Primeiro, desde quando remédios com preços mais baixos são um problema? Podem ser um problema para os fabricantes de remédio, mas com certeza não é problema para os aposentados, doentes, pensionistas, que gastam boa parte do que recebem com medicamentos. Para estes, os preços não são assim tão baixos.
Em segundo lugar, ainda bem que o preço dos remédios é controlado através do CMED, controle este que é feito baseado em uma cotação de preços internacional. Nós sabemos muito bem o que acontece com o preço dos remédios quando tal controle não é exercido. Pra melhorar ainda mais nossa situação, a entrada dos genéricos foi outro fator positivo, com preços até 40% menores que o produto original. Sinceramente, continuo não entendendo onde está o problema, conforme a matéria da Veja.
Terceiro, a reportagem faz menção à ameaça de quebra de patentes que paira sobre os laboratórios, comparando a política brasileira no setor a um país de regime totalitário como a China. Tal afirmação beira o absurdo. Todos somos testemunhas da luta do país pela quebra de patentes para os remédios da AIDS, movido sobretudo por questões humanitárias. A revista Veja talvez não saiba, mas milhões de pessoas morrem no mundo vítimas da doença e dos altos preços dos medicamentos contra a AIDS. Ou a jornalista Paula Neiva não conhece muito bem o país em que mora, ou está fazendo terrorismo, numa tentativa de pressionar a CMED ou o Ministério da Saúde. A pergunta é: quais os interesses que motivaram a jornalista e a revista Veja a fazer comparações tão absurdas? Como comparar os benefícios humanitários com a quebra das patentes dos remédios contra a AIDS com a perda financeira dos laboratórios?
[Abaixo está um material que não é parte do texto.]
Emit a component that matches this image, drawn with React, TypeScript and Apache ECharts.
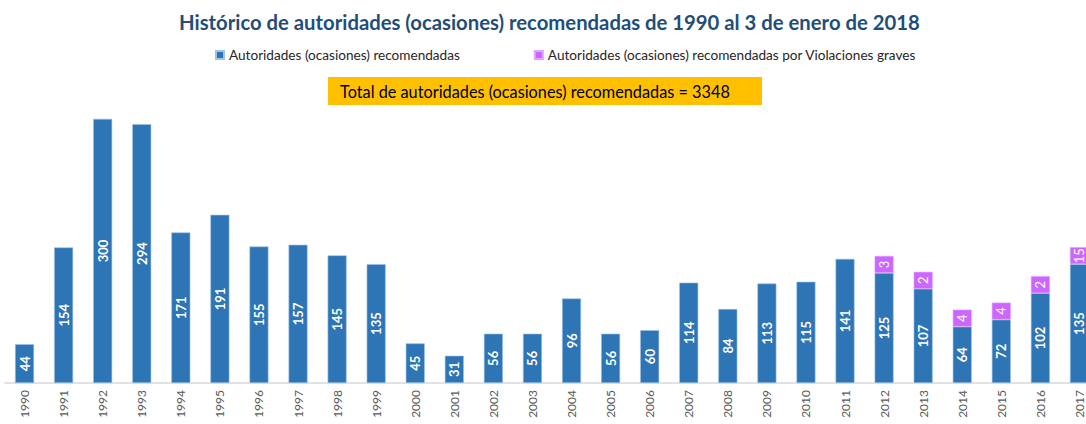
import React, { useEffect, useRef } from "react";
import * as echarts from "echarts";

const years = [
  "1990", "1991", "1992", "1993", "1994", "1995", "1996", "1997", "1998", "1999",
  "2000", "2001", "2002", "2003", "2004", "2005", "2006", "2007", "2008", "2009",
  "2010", "2011", "2012", "2013", "2014", "2015", "2016", "2017",
];
const recomendadas = [
  44, 154, 300, 294, 171, 191, 155, 157, 145, 135,
  45, 31, 56, 56, 96, 56, 60, 114, 84, 113,
  115, 141, 125, 107, 64, 72, 102, 135,
];
const violacionesGraves: (number | null)[] = [
  null, null, null, null, null, null, null, null, null, null,
  null, null, null, null, null, null, null, null, null, null,
  null, null, 3, 2, 4, 4, 2, 15,
];
const total = 3348;

const FONT = "Lato, 'Open Sans', sans-serif";

export default function App() {
  const ref = useRef<HTMLDivElement>(null);
  useEffect(() => {
    if (!ref.current) return;
    const chart = echarts.init(ref.current, null, { renderer: "svg" });
    chart.setOption({
      animation: false,
      textStyle: { fontFamily: FONT },
      title: {
        text: "Histórico de autoridades (ocasiones) recomendadas de 1990 al 3 de enero de 2018",
        left: 174,
        top: 7,
        textStyle: { fontFamily: FONT, fontSize: 20.3, fontWeight: "bold", color: "#1F4E79" },
      },
      legend: {
        top: 43,
        left: 210,
        itemWidth: 8,
        itemHeight: 8,
        itemGap: 74,
        icon: "rect",
        textStyle: { fontFamily: FONT, fontSize: 13.6, color: "#262626" },
        data: [
          "Autoridades (ocasiones) recomendadas",
          "Autoridades (ocasiones) recomendadas por Violaciones graves",
        ],
      },
      graphic: [
        {
          type: "rect",
          shape: { x: 328, y: 77, width: 434, height: 28 },
          style: { fill: "#FFC000" },
        },
        {
          type: "text",
          x: 340,
          y: 91,
          style: {
            text: `Total de autoridades (ocasiones) recomendadas = ${total}`,
            fill: "#000000",
            font: `16.3px ${FONT}`,
            verticalAlign: "middle",
          },
        },
      ],
      grid: { left: 5, right: 1, top: 103, bottom: 41 },
      xAxis: {
        type: "category",
        data: years,
        axisLine: { lineStyle: { color: "#D9D9D9", width: 1.5 } },
        axisTick: { show: false },
        axisLabel: { rotate: 90, fontSize: 12, color: "#595959", margin: 7, fontFamily: FONT },
      },
      yAxis: {
        type: "value",
        min: 0,
        max: 318,
        show: false,
        splitLine: { show: false },
      },
      series: [
        {
          name: "Autoridades (ocasiones) recomendadas",
          type: "bar",
          stack: "total",
          data: recomendadas,
          barWidth: 19,
          itemStyle: { color: "#2E75B6", borderColor: "#9DC3E6", borderWidth: 0.6 },
          label: {
            show: true,
            position: "inside",
            rotate: 90,
            color: "#FFFFFF",
            fontWeight: "bold",
            fontSize: 13,
            fontFamily: FONT,
          },
        },
        {
          name: "Autoridades (ocasiones) recomendadas por Violaciones graves",
          type: "bar",
          stack: "total",
          data: violacionesGraves,
          barWidth: 19,
          barMinHeight: 17,
          itemStyle: { color: "#CC66FF", borderColor: "#E0A3FF", borderWidth: 0.6 },
          label: {
            show: true,
            position: "inside",
            rotate: 90,
            color: "#FFFFFF",
            fontSize: 13,
            fontFamily: FONT,
          },
        },
      ],
    });
    return () => chart.dispose();
  }, []);
  return (
    <div
      style={{
        position: "absolute",
        left: 0,
        top: 0,
        width: 1086,
        height: 424,
        overflow: "hidden",
        background: "#FFFFFF",
      }}
    >
      <div ref={ref} style={{ width: 1100, height: 424 }} />
    </div>
  );
}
Como comparar o Brasil e sua política na área da saúde, com o que acontece na China?
Finalmente, a matéria fala sobre a tributação dos remédios no país. Realmente, quase 30% de impostos embutidos no preço dos remédios é um absurdo, e tal situação deve mesmo ser revista. Mas não para aumentar a margem de lucro dos fabricantes, como quer a reportagem, e sim para fazer com que nossos medicamentos tenham preços ainda mais acessíveis à toda população.

Como podemos perceber, a revista Veja, através da matéria, prestou mais um desserviço para seus leitores. Nada contra publicar matérias que atendam aos interesses da indústria farmacêutica, mas fazer afirmações levianas e desinformar a população, isso a Veja não tem o direito de fazer.